Boehner: I'm ready to 'reappoint' members to special Benghazi panel in new Congress

There's just one catch: The House has to vote to re-create the select committee first

Speaker of the House John Boehner (R-Ohio) on Monday evening announced that he is reappointing Republican Trey Gowdy of South Carolina to head the Select Committee on Benghazi next Congress.

The problem, however, is that by doing so, Boehner named a chairman to a panel that does not yet exist. Because the Benghazi committee is select and not permanent, the House will have to vote again to re-create it when Congress returns for a new session in January.

Boehner’s statement did not mention that another vote would need to occur in order for Gowdy to have a panel to lead or for other Republicans to serve on it.

“On September 11, 2012, four Americans were killed in a brutal terrorist attack in Libya. Two years later, the American people still have far too many questions about what happened that night — and why,” Boehner said in the statement. “That’s why I will reappoint Rep. Trey Gowdy and the Republican members of the House Select Committee to investigate the events in Benghazi in the 114th Congress. I look forward to the definitive report Chairman Gowdy and the Select Committee will present to the American people.”

Boehner’s announcement and characterization of a potential report from the select committee as “definitive” comes three days after the GOP-controlled permanent Intelligence Committee released its own findings following a two-year investigation. The House Intelligence Committee on Friday found that the military and the Central Intelligence Agency responded appropriately to the attack. The report was one of more than a half-dozen that have been conducted in the wake of the incident that have debunked conservative conspiracy theories about what occurred that day in Libya.

CLICK IMAGE for slideshow: The deadly Sept. 11, 2012 attack on the consulate in Benghazi killed U.S. Ambassador Chris Stevens and three other Americans. (ABC News)
CLICK IMAGE for slideshow: The deadly Sept. 11, 2012 attack on the consulate in Benghazi killed U.S. Ambassador Chris Stevens and three other Americans. (ABC News)

In May, when the special Benghazi committee was being created, House Rules Committee Chairman Pete Sessions (R-Tex.) said the panel would need to be reauthorized in the new Congress. If the select committee were to be reauthorized and actually published its conclusions, that report would be the eighth formal investigation into the event.

In response to the House intelligence report Friday, Rep. Elijah Cummings, D-Md., released a statement saying he believed there was "no reason" for the special Benghazi committee to continue its work.

“After an exhaustive bipartisan investigation that spanned nearly two years, the House Intelligence Committee now unanimously agrees that the CIA talking points reflected conflicting intelligence assessments in the days immediately following the attacks and that there is no evidence that the intelligence community shipped arms to Syria," Cummings said. "Based on these unanimous, bipartisan findings, there is no reason for the Benghazi Select Committee to reinvestigate these facts, repeat the work already done by our Republican and Democratic colleagues, and squander millions of additional taxpayer dollars in the process."

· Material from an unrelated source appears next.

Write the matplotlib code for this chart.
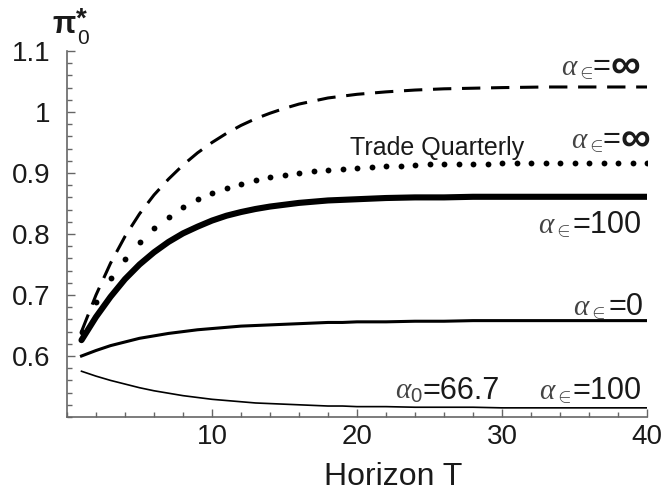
import numpy as np
import matplotlib
matplotlib.use("Agg")
import matplotlib.pyplot as plt
from matplotlib.ticker import MultipleLocator

plt.rcParams['font.family'] = ['Liberation Sans', 'DejaVu Sans']
plt.rcParams['mathtext.fontset'] = 'custom'
plt.rcParams['mathtext.rm'] = 'Liberation Sans'
plt.rcParams['mathtext.it'] = 'Liberation Serif:italic'
plt.rcParams['mathtext.bf'] = 'Liberation Sans:bold'

# data
T = [1, 2, 3, 4, 5, 6, 7, 8, 9, 10, 11, 12, 13, 14, 15, 16, 17, 18, 19, 20,
     22, 24, 26, 28, 30, 33, 36, 40]
pi_inf = [0.640, 0.700, 0.752, 0.796, 0.833, 0.864, 0.890, 0.913, 0.933, 0.950,
          0.965, 0.978, 0.989, 0.998, 1.006, 1.013, 1.018, 1.023, 1.026, 1.029,
          1.033, 1.036, 1.038, 1.039, 1.040, 1.041, 1.041, 1.041]
pi_100 = [0.626, 0.664, 0.697, 0.726, 0.750, 0.770, 0.787, 0.801, 0.812, 0.822,
          0.830, 0.836, 0.841, 0.845, 0.848, 0.851, 0.853, 0.855, 0.856, 0.857,
          0.859, 0.860, 0.860, 0.861, 0.861, 0.861, 0.861, 0.861]
pi_0 = [0.600, 0.609, 0.617, 0.623, 0.629, 0.633, 0.637, 0.640, 0.643, 0.645,
        0.647, 0.649, 0.650, 0.651, 0.652, 0.653, 0.654, 0.655, 0.655, 0.656,
        0.656, 0.657, 0.657, 0.658, 0.658, 0.658, 0.658, 0.658]
pi_667 = [0.575, 0.567, 0.560, 0.554, 0.548, 0.543, 0.539, 0.535, 0.532, 0.529,
          0.527, 0.525, 0.523, 0.522, 0.521, 0.520, 0.519, 0.518, 0.518, 0.517,
          0.517, 0.516, 0.516, 0.516, 0.515, 0.515, 0.515, 0.515]

# quarterly trading, one dot per period
Tq = list(range(1, 41))
pi_q = [0.640, 0.689, 0.728, 0.759, 0.787, 0.810, 0.828, 0.844, 0.857, 0.867,
        0.875, 0.882, 0.889, 0.893, 0.897, 0.900, 0.903, 0.905, 0.907, 0.909,
        0.910, 0.911, 0.912, 0.913, 0.914, 0.914, 0.915, 0.915, 0.915, 0.916,
        0.916, 0.916, 0.916, 0.916, 0.917, 0.917, 0.917, 0.917, 0.917, 0.917]

W, H = 663, 491
fig = plt.figure(figsize=(W/100, H/100), dpi=100)
ax = fig.add_axes([67/W, 1-417/H, 580/W, 366/H])

ax.plot(T, pi_inf, color='black', lw=2.2, dashes=(6, 3.5))
ax.plot(Tq, pi_q, 'o', color='black', ms=4.2, mew=0)
ax.plot(T, pi_100, color='black', lw=4.4, solid_capstyle='round')
ax.plot(T, pi_0, color='black', lw=2.2)
ax.plot(T, pi_667, color='black', lw=1.2)

ax.set_xlim(0, 40)
ax.set_ylim(0.5, 1.1)
ax.set_xticks([10, 20, 30, 40])
ax.set_yticks([0.6, 0.7, 0.8, 0.9, 1.0, 1.1])
ax.set_yticklabels(['0.6', '0.7', '0.8', '0.9', '1', '1.1'])
ax.xaxis.set_minor_locator(MultipleLocator(2))
ax.yaxis.set_minor_locator(MultipleLocator(0.02))
ax.tick_params(which='both', direction='in', color='0.4', labelsize=20, width=1,
               labelcolor='#1a1a1a')
ax.tick_params(which='major', length=6)
ax.tick_params(which='minor', length=3.5)
ax.tick_params(axis='y', pad=12)
ax.tick_params(axis='x', pad=5)
for s in ['top', 'right']:
    ax.spines[s].set_visible(False)
for s in ['left', 'bottom']:
    ax.spines[s].set_color('0.4')
    ax.spines[s].set_linewidth(1.2)
ax.patch.set_visible(False)

tc = '#1a1a1a'


def ftxt(x, y, s, **kw):
    # place text by pixel position (from top-left), baseline anchored
    kw.setdefault('color', tc)
    fig.text(x/W, 1-y/H, s, ha='left', va='baseline', **kw)


def alpha_label(ax_px, eq_px, y_px, sub, rest, inf=False):
    ftxt(ax_px, y_px, r'$\alpha_{%s}$' % sub, fontsize=21, color='#444444')
    if inf:
        ftxt(eq_px, y_px, '=', fontsize=22)
        ftxt(eq_px + 17, y_px + 3, '∞', fontsize=30, fontweight='bold')
    else:
        ftxt(eq_px, y_px, rest, fontsize=22)


alpha_label(561, 593, 75, r'\in', '', inf=True)
ftxt(350, 155, 'Trade Quarterly', fontsize=18)
alpha_label(571, 603, 148, r'\in', '', inf=True)
alpha_label(538, 573, 233, r'\in', '=100')
alpha_label(573, 608, 315, r'\in', '=0')
alpha_label(395, 423, 399, '0', '=66.7')
alpha_label(539, 573, 399, r'\in', '=100')

fig.text(393/W, 1-485/H, 'Horizon T', ha='center', va='baseline', fontsize=23, color=tc)
ftxt(52, 33, 'π', fontsize=22, fontweight='bold')
ftxt(77, 44, '0', fontsize=15)
ftxt(76, 27, '*', fontsize=20, fontweight='bold')

fig.savefig('out.png', dpi=100)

In September, Yahoo News reported that Republicans on the select committee were attempting to tamp down the previously heated rhetoric on Benghazi in the lead-up to the 2014 midterm elections. The GOP was poised to win back the Senate, and other foreign policy issues, like how to contain the Islamic State, had taken precedence. At the time, two other reports had just discredited many of the wildest allegations the select committee set out to prove.

The cost of the committee also raised questions. Last spring, House Democrats leaked to reporters that the Benghazi panel could cost up to $3.3 million to operate. House Republicans have not released a final cost of the panel for the session of Congress that is wrapping up.

Though there still could be plenty of appetite within an expanded House majority to reauthorize the Benghazi committee and keep the attacks on the Obama administration alive, a vote to re-create the committee certainly would draw criticisms from skeptical Democrats who say they are ready to point to the multiple other reports that have already been completed and the cost of the Benghazi panel to finish work that’s been done by many others. The House either would have to reauthorize the committee through its overall rules package for the Congress or by a separate resolution.

Update: This story was updated to include comment from the top Democratic member of the special Benghazi committee.